> _Aim of the exercise_
Retype the run of lines that opens with the line containing "Write a Python" and closes with the line containing "import plotly.graph_objects as go", exactly and inclusively, but skip the pictures.

> _Working data_

━━━━━━━━

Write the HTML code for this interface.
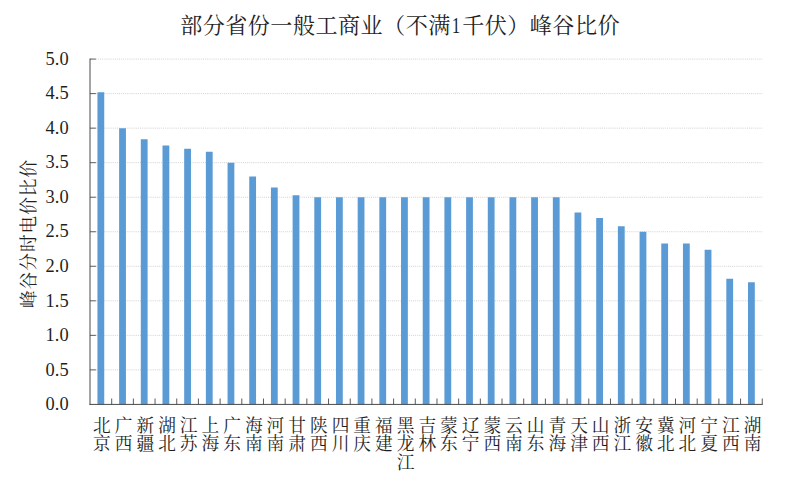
<!DOCTYPE html>
<html lang="zh-CN">
<head>
<meta charset="utf-8">
<title>部分省份一般工商业（不满1千伏）峰谷比价</title>
<style>
html,body{margin:0;padding:0;background:#fff;}
body{width:800px;height:481px;overflow:hidden;font-family:"Liberation Serif",serif;}
svg{display:block;}
</style>
</head>
<body>
<svg width="800" height="481" viewBox="0 0 800 481" role="img" aria-label="部分省份一般工商业（不满1千伏）峰谷比价 — 峰谷分时电价比价 — 北京 4.52 广西 4.0 新疆 3.84 湖北 3.75 江苏 3.7 上海 3.66 广东 3.5 海南 3.3 河南 3.14 甘肃 3.03 陕西 3.0 四川 3.0 重庆 3.0 福建 3.0 黑龙江 3.0 吉林 3.0 蒙东 3.0 辽宁 3.0 蒙西 3.0 云南 3.0 山东 3.0 青海 3.0 天津 2.78 山西 2.7 浙江 2.58 安徽 2.5 冀北 2.33 河北 2.33 宁夏 2.24 江西 1.82 湖南 1.77">
<desc>部分省份一般工商业（不满1千伏）峰谷比价 — 峰谷分时电价比价 — 北京 4.52 广西 4.0 新疆 3.84 湖北 3.75 江苏 3.7 上海 3.66 广东 3.5 海南 3.3 河南 3.14 甘肃 3.03 陕西 3.0 四川 3.0 重庆 3.0 福建 3.0 黑龙江 3.0 吉林 3.0 蒙东 3.0 辽宁 3.0 蒙西 3.0 云南 3.0 山东 3.0 青海 3.0 天津 2.78 山西 2.7 浙江 2.58 安徽 2.5 冀北 2.33 河北 2.33 宁夏 2.24 江西 1.82 湖南 1.77</desc>
<rect width="800" height="481" fill="#fff"/>
<path d="M95.90 369.89H762.25M95.90 335.35H762.25M95.90 300.82H762.25M95.90 266.28H762.25M95.90 231.75H762.25M95.90 197.22H762.25M95.90 162.68H762.25M95.90 128.15H762.25M95.90 93.61H762.25M95.90 59.08H762.25" fill="none" stroke="#d0d0d0" stroke-width="1" stroke-dasharray="1 1.1"/>
<path d="M97.44 404.42V92.23h6.80V404.42zM119.13 404.42V128.15h6.80V404.42zM140.81 404.42V139.20h6.80V404.42zM162.50 404.42V145.42h6.80V404.42zM184.18 404.42V148.87h6.80V404.42zM205.87 404.42V151.63h6.80V404.42zM227.56 404.42V162.68h6.80V404.42zM249.24 404.42V176.50h6.80V404.42zM270.93 404.42V187.55h6.80V404.42zM292.61 404.42V195.14h6.80V404.42zM314.30 404.42V197.22h6.80V404.42zM335.98 404.42V197.22h6.80V404.42zM357.67 404.42V197.22h6.80V404.42zM379.35 404.42V197.22h6.80V404.42zM401.04 404.42V197.22h6.80V404.42zM422.73 404.42V197.22h6.80V404.42zM444.41 404.42V197.22h6.80V404.42zM466.10 404.42V197.22h6.80V404.42zM487.78 404.42V197.22h6.80V404.42zM509.47 404.42V197.22h6.80V404.42zM531.15 404.42V197.22h6.80V404.42zM552.84 404.42V197.22h6.80V404.42zM574.52 404.42V212.41h6.80V404.42zM596.21 404.42V217.94h6.80V404.42zM617.89 404.42V226.22h6.80V404.42zM639.58 404.42V231.75h6.80V404.42zM661.27 404.42V243.49h6.80V404.42zM682.95 404.42V243.49h6.80V404.42zM704.64 404.42V249.71h6.80V404.42zM726.32 404.42V278.72h6.80V404.42zM748.01 404.42V282.17h6.80V404.42z" fill="#5b9bd5"/>
<path d="M90.00 58.58V404.92M89.50 404.42H762.75" fill="none" stroke="#4a4a4a" stroke-width="1"/>
<path d="M90.00 369.89h5.90M90.00 335.35h5.90M90.00 300.82h5.90M90.00 266.28h5.90M90.00 231.75h5.90M90.00 197.22h5.90M90.00 162.68h5.90M90.00 128.15h5.90M90.00 93.61h5.90M90.00 59.08h5.90M111.69 404.42v-5.90M133.37 404.42v-5.90M155.06 404.42v-5.90M176.74 404.42v-5.90M198.43 404.42v-5.90M220.11 404.42v-5.90M241.80 404.42v-5.90M263.48 404.42v-5.90M285.17 404.42v-5.90M306.85 404.42v-5.90M328.54 404.42v-5.90M350.23 404.42v-5.90M371.91 404.42v-5.90M393.60 404.42v-5.90M415.28 404.42v-5.90M436.97 404.42v-5.90M458.65 404.42v-5.90M480.34 404.42v-5.90M502.02 404.42v-5.90M523.71 404.42v-5.90M545.40 404.42v-5.90M567.08 404.42v-5.90M588.77 404.42v-5.90M610.45 404.42v-5.90M632.14 404.42v-5.90M653.82 404.42v-5.90M675.51 404.42v-5.90M697.19 404.42v-5.90M718.88 404.42v-5.90M740.56 404.42v-5.90M762.25 404.42v-5.90" fill="none" stroke="#3c3c3c" stroke-width="0.85"/>
<g fill="#1f1f1f" font-family="'Liberation Serif','Noto Serif CJK SC',serif">
<g font-size="22.1">
<text x="180.13" y="33.30" letter-spacing="0.46">部分省份一般工商业（不满</text>
<text x="451.75" y="32.80" font-size="22.7" textLength="8.5" lengthAdjust="spacingAndGlyphs">1</text>
<text x="462.13" y="33.30" letter-spacing="0.46">千伏）峰谷比价</text>
</g>
<g font-size="18.4">
<text x="45.60" y="410.15">0.0</text>
<text x="45.62" y="375.61">0.5</text>
<text x="45.60" y="341.08">1.0</text>
<text x="45.62" y="306.55">1.5</text>
<text x="45.60" y="272.01">2.0</text>
<text x="45.62" y="237.48">2.5</text>
<text x="45.60" y="202.94">3.0</text>
<text x="45.62" y="168.41">3.5</text>
<text x="45.60" y="133.88">4.0</text>
<text x="45.62" y="99.34">4.5</text>
<text x="45.60" y="64.81">5.0</text>
</g>
<g font-size="17.7">
<text x="93.09" y="431.58">北</text><text x="93.09" y="450.25">京</text>
<text x="114.78" y="431.58">广</text><text x="114.78" y="450.25">西</text>
<text x="136.46" y="431.58">新</text><text x="136.46" y="450.25">疆</text>
<text x="158.15" y="431.58">湖</text><text x="158.15" y="450.25">北</text>
<text x="179.83" y="431.58">江</text><text x="179.83" y="450.25">苏</text>
<text x="201.52" y="431.58">上</text><text x="201.52" y="450.25">海</text>
<text x="223.21" y="431.58">广</text><text x="223.21" y="450.25">东</text>
<text x="244.89" y="431.58">海</text><text x="244.89" y="450.25">南</text>
<text x="266.58" y="431.58">河</text><text x="266.58" y="450.25">南</text>
<text x="288.26" y="431.58">甘</text><text x="288.26" y="450.25">肃</text>
<text x="309.95" y="431.58">陕</text><text x="309.95" y="450.25">西</text>
<text x="331.63" y="431.58">四</text><text x="331.63" y="450.25">川</text>
<text x="353.32" y="431.58">重</text><text x="353.32" y="450.25">庆</text>
<text x="375.00" y="431.58">福</text><text x="375.00" y="450.25">建</text>
<text x="396.69" y="431.58">黑</text><text x="396.69" y="450.25">龙</text><text x="396.69" y="468.92">江</text>
<text x="418.38" y="431.58">吉</text><text x="418.38" y="450.25">林</text>
<text x="440.06" y="431.58">蒙</text><text x="440.06" y="450.25">东</text>
<text x="461.75" y="431.58">辽</text><text x="461.75" y="450.25">宁</text>
<text x="483.43" y="431.58">蒙</text><text x="483.43" y="450.25">西</text>
<text x="505.12" y="431.58">云</text><text x="505.12" y="450.25">南</text>
<text x="526.80" y="431.58">山</text><text x="526.80" y="450.25">东</text>
<text x="548.49" y="431.58">青</text><text x="548.49" y="450.25">海</text>
<text x="570.17" y="431.58">天</text><text x="570.17" y="450.25">津</text>
<text x="591.86" y="431.58">山</text><text x="591.86" y="450.25">西</text>
<text x="613.54" y="431.58">浙</text><text x="613.54" y="450.25">江</text>
<text x="635.23" y="431.58">安</text><text x="635.23" y="450.25">徽</text>
<text x="656.92" y="431.58">冀</text><text x="656.92" y="450.25">北</text>
<text x="678.60" y="431.58">河</text><text x="678.60" y="450.25">北</text>
<text x="700.29" y="431.58">宁</text><text x="700.29" y="450.25">夏</text>
<text x="721.97" y="431.58">江</text><text x="721.97" y="450.25">西</text>
<text x="743.66" y="431.58">湖</text><text x="743.66" y="450.25">南</text>
</g>
<g transform="translate(28.50 233.90) rotate(-90)"><text x="-74.16" y="6.73" font-size="17.7" letter-spacing="0.96">峰谷分时电价比价</text></g>
</g>
</svg>
</body>
</html>
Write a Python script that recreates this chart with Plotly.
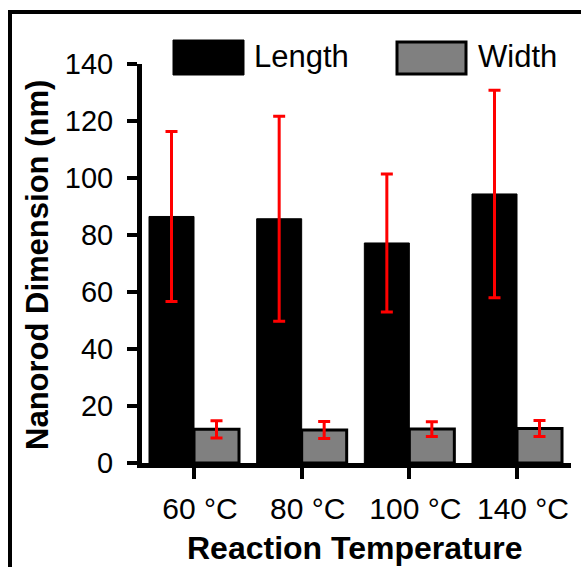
import plotly.graph_objects as go

# Nanorod dimensions by reaction temperature (mean ± SD, nm)
temperatures = ["60 °C", "80 °C", "100 °C", "140 °C"]
length_mean = [86.5, 85.7, 77.2, 94.4]
length_sd = [29.8, 36.0, 24.2, 36.4]
width_mean = [11.8, 11.6, 11.9, 12.1]
width_sd = [3.0, 3.0, 2.6, 2.8]
y_ticks = [0, 20, 40, 60, 80, 100, 120, 140]

FONT = "Arial, Liberation Sans, sans-serif"
W, H = 581, 567
L, R, T, B = 142, 10, 64, 104
PW, PH = W - L - R, H - T - B


def px_x(px):
    return (px - L) / PW


def px_y(py):
    return (H - B - py) / PH


err_style = dict(type="data", color="#ff0000", thickness=3, width=6, visible=True)

fig = go.Figure()
fig.add_trace(go.Bar(
    name="Length", x=temperatures, y=length_mean,
    marker=dict(color="#000000", line=dict(color="#000000", width=1)),
    error_y=dict(array=length_sd, **err_style),
    showlegend=False,
))
fig.add_trace(go.Bar(
    name="Width", x=temperatures, y=width_mean,
    marker=dict(color="#808080", line=dict(color="#000000", width=3)),
    error_y=dict(array=width_sd, **err_style),
    showlegend=False,
))

# Legend drawn as large swatches with labels
shapes = [
    dict(type="rect", xref="paper", yref="paper",
         x0=px_x(173), x1=px_x(244), y0=px_y(75), y1=px_y(40),
         fillcolor="#000000", line=dict(color="#000000", width=1)),
    dict(type="rect", xref="paper", yref="paper",
         x0=px_x(397), x1=px_x(466), y0=px_y(74), y1=px_y(42),
         fillcolor="#808080", line=dict(color="#000000", width=3)),
    # outer frame
    dict(type="rect", xref="paper", yref="paper",
         x0=px_x(10), x1=px_x(700), y0=px_y(700), y1=px_y(12),
         fillcolor="rgba(0,0,0,0)", line=dict(color="#000000", width=4),
         layer="below"),
]

annotations = [
    dict(text="Length", xref="paper", yref="paper", x=px_x(252), y=px_y(56),
         xanchor="left", yanchor="middle", showarrow=False,
         font=dict(family=FONT, size=31, color="#000000")),
    dict(text="Width", xref="paper", yref="paper", x=px_x(476), y=px_y(56),
         xanchor="left", yanchor="middle", showarrow=False,
         font=dict(family=FONT, size=31, color="#000000")),
    dict(text="<b>Reaction Temperature</b>", xref="paper", yref="paper",
         x=px_x(355), y=px_y(548), xanchor="center", yanchor="middle",
         showarrow=False, font=dict(family=FONT, size=32, color="#000000")),
    dict(text="<b>Nanorod Dimension (nm)</b>", xref="paper", yref="paper",
         x=px_x(37), y=px_y(265), xanchor="center", yanchor="middle",
         textangle=-90, showarrow=False,
         font=dict(family=FONT, size=31, color="#000000")),
]

fig.update_layout(
    width=W, height=H,
    margin=dict(l=L, r=R, t=T, b=B, pad=0),
    paper_bgcolor="#ffffff", plot_bgcolor="#ffffff",
    barmode="group", bargap=0.164, bargroupgap=0,
    font=dict(family=FONT, color="#000000"),
    shapes=shapes, annotations=annotations,
    showlegend=False,
)
fig.update_xaxes(
    range=[-0.483, 3.5015], showgrid=False, zeroline=False,
    showline=True, linecolor="#000000", linewidth=5,
    ticks="outside", ticklen=11, tickwidth=4, tickcolor="#000000",
    tickfont=dict(family=FONT, size=30, color="#000000"),
    ticklabelshift=6, ticklabelstandoff=4,
)
fig.update_yaxes(
    range=[0, 140], tickvals=y_ticks, showgrid=False, zeroline=False,
    showline=True, linecolor="#000000", linewidth=5,
    ticks="outside", ticklen=10, tickwidth=4, tickcolor="#000000",
    tickfont=dict(family=FONT, size=29, color="#000000"),
    ticklabelstandoff=8,
)

fig.write_html("out.html")
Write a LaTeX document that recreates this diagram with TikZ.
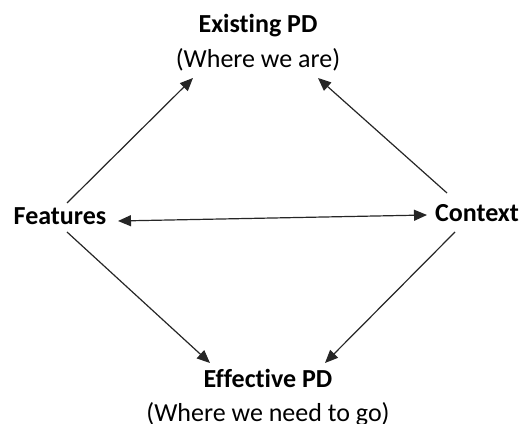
\documentclass[tikz,border=0pt]{standalone}
\usepackage{fontspec}
\setmainfont{Carlito}[RawFeature=-liga]
\usetikzlibrary{arrows.meta}
\begin{document}
\begin{tikzpicture}[x=1pt,y=1pt,
  lbl/.style={inner sep=0pt,anchor=base,font=\fontsize{26}{30}\selectfont\bfseries},
  sub/.style={inner sep=0pt,anchor=base,font=\fontsize{26}{30}\selectfont},
  tip/.style={Triangle[length=13pt,width=11pt]},
  link/.style={line width=1.2pt,draw=black!85,-{Triangle[length=13pt,width=11pt]}},
  both/.style={line width=1.2pt,draw=black!85,{Triangle[length=13pt,width=11pt]}-{Triangle[length=13pt,width=11pt]}}]
\useasboundingbox (0,0) rectangle (527,423);
% labels
\node[lbl] (existing) at (258,390) {Existing PD};
\node[sub] (existingsub) at (258,355) {(Where we are)};
\node[lbl] (features) at (60,198) {Features};
\node[lbl] (context) at (477,201) {Context};
\node[lbl] (effective) at (268,36) {Effective PD};
\node[sub] (effectivesub) at (268,2) {(Where we need to go)};
% connector end points
\coordinate (fNE) at (67,220);
\coordinate (fSE) at (67,191);
\coordinate (cNW) at (447,230);
\coordinate (cSW) at (455,191);
\coordinate (eSW) at (193,345);
\coordinate (eSE) at (318,345);
\coordinate (dNW) at (210,60);
\coordinate (dNE) at (325,60);
\coordinate (fE) at (118,202);
\coordinate (cW) at (427,208);
% arrows
\draw[link] (fNE) -- (eSW);
\draw[link] (cNW) -- (eSE);
\draw[link] (fSE) -- (dNW);
\draw[link] (cSW) -- (dNE);
\draw[both] (fE) -- (cW);
\end{tikzpicture}
\end{document}
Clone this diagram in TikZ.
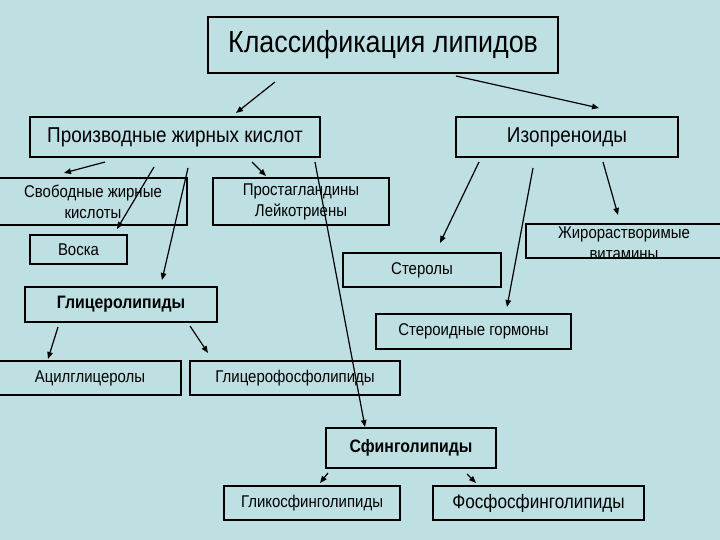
\documentclass[tikz,border=0pt]{standalone}
\usepackage{fontspec}
\setmainfont{Liberation Sans}[FakeStretch=0.88]
\usetikzlibrary{arrows.meta}
\definecolor{slide}{RGB}{190,224,227}

\begin{document}
\begin{tikzpicture}[
      x = 1pt, y = -1pt,
      font = \fontsize{17}{19}\selectfont,
      box/.style={
        draw = black,
        line width = 1.8pt,
        fill = slide,
        align = center,
        inner sep = 0pt,
      },
      pointer/.style={
        -{Triangle[length=7pt, width=5.5pt]},
        line width = 1.2pt,
        black,
      },
    ]
    \fill[slide] (0,0) rectangle (720,540);
    \useasboundingbox (0,0) rectangle (720,540);
    % boxes
    \node[box, minimum width = 350pt, minimum height = 56pt,
      font = \fontsize{30.5}{33}\selectfont] (lip) at (383,45)
      {Классификация липидов};
    \node[box, minimum width = 290pt, minimum height = 40pt,
      font = \fontsize{21.5}{24}\selectfont] (fa) at (175,137)
      {Производные жирных кислот};
    \node[box, minimum width = 222pt, minimum height = 40pt,
      font = \fontsize{21.5}{24}\selectfont] (iso) at (567,137)
      {Изопреноиды};
    \node[box, minimum width = 188pt, minimum height = 47pt,
      font = \fontsize{17}{21}\selectfont] (ffa) at (93,201.5)
      {Свободные жирные\\кислоты};
    \node[box, minimum width = 176pt, minimum height = 47pt,
      font = \fontsize{17}{21}\selectfont] (pg) at (301,201.5)
      {Простагландины\\Лейкотриены};
    \node[box, minimum width = 97pt, minimum height = 29pt] (wax) at (78.5,249.5)
      {Воска};
    \node[box, minimum width = 196pt, minimum height = 34pt] (vit) at (624,241) {};
    \node[align = center, font = \fontsize{17}{21}\selectfont] (vit-text)
      at (624,243) {Жирорастворимые\\витамины};
    \node[box, minimum width = 158pt, minimum height = 34pt] (st) at (422,270)
      {Стеролы};
    \node[box, minimum width = 192pt, minimum height = 35pt,
      font = \fontsize{18}{20}\selectfont\bfseries] (gl) at (121,304.5)
      {Глицеролипиды};
    \node[box, minimum width = 195pt, minimum height = 35pt] (sh) at (473.5,331.5)
      {Стероидные гормоны};
    \node[box, minimum width = 182pt, minimum height = 34pt] (acyl) at (90,378)
      {Ацилглицеролы};
    \node[box, minimum width = 210pt, minimum height = 34pt] (gpl) at (295,378)
      {Глицерофосфолипиды};
    \node[box, minimum width = 170pt, minimum height = 40pt,
      font = \fontsize{18}{20}\selectfont\bfseries] (sph) at (411,448)
      {Сфинголипиды};
    \node[box, minimum width = 176pt, minimum height = 34pt] (gsl) at (312,503)
      {Гликосфинголипиды};
    \node[box, minimum width = 211pt, minimum height = 34pt,
      font = \fontsize{19.5}{22}\selectfont] (psl) at (538.5,503)
      {Фосфосфинголипиды};
    % arrow ends
    \coordinate (lip-1) at (275,82);   \coordinate (fa-in)   at (236,113);
    \coordinate (lip-2) at (456,76);   \coordinate (iso-in)  at (599,108);
    \coordinate (fa-1)  at (105,162);  \coordinate (ffa-in)  at (64,173);
    \coordinate (fa-2)  at (154,167);  \coordinate (wax-in)  at (117,229);
    \coordinate (fa-3)  at (188,168);  \coordinate (gl-in)   at (162,280);
    \coordinate (fa-4)  at (252,162);  \coordinate (pg-in)   at (266,176);
    \coordinate (fa-5)  at (315,162);  \coordinate (sph-in)  at (365,427);
    \coordinate (iso-1) at (479,162);  \coordinate (st-in)   at (440,243);
    \coordinate (iso-2) at (533,168);  \coordinate (sh-in)   at (507,307);
    \coordinate (iso-3) at (603,162);  \coordinate (vit-in)  at (618,215);
    \coordinate (gl-1)  at (58,327);   \coordinate (acyl-in) at (48,359);
    \coordinate (gl-2)  at (190,326);  \coordinate (gpl-in)  at (208,353);
    \coordinate (sph-1) at (328,473);  \coordinate (gsl-in)  at (320,483);
    \coordinate (sph-2) at (467,474);  \coordinate (psl-in)  at (476,483);
    % arrows
    \draw[pointer] (lip-1) -- (fa-in);
    \draw[pointer] (lip-2) -- (iso-in);
    \draw[pointer] (fa-1) -- (ffa-in);
    \draw[pointer] (fa-2) -- (wax-in);
    \draw[pointer] (fa-3) -- (gl-in);
    \draw[pointer] (fa-4) -- (pg-in);
    \draw[pointer] (fa-5) -- (sph-in);
    \draw[pointer] (iso-1) -- (st-in);
    \draw[pointer] (iso-2) -- (sh-in);
    \draw[pointer] (iso-3) -- (vit-in);
    \draw[pointer] (gl-1) -- (acyl-in);
    \draw[pointer] (gl-2) -- (gpl-in);
    \draw[pointer] (sph-1) -- (gsl-in);
    \draw[pointer] (sph-2) -- (psl-in);
  \end{tikzpicture}
\end{document}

━━━━━━━━

> _The solution_
Write a Python script that recreates this chart with Plotly.
import plotly.graph_objects as go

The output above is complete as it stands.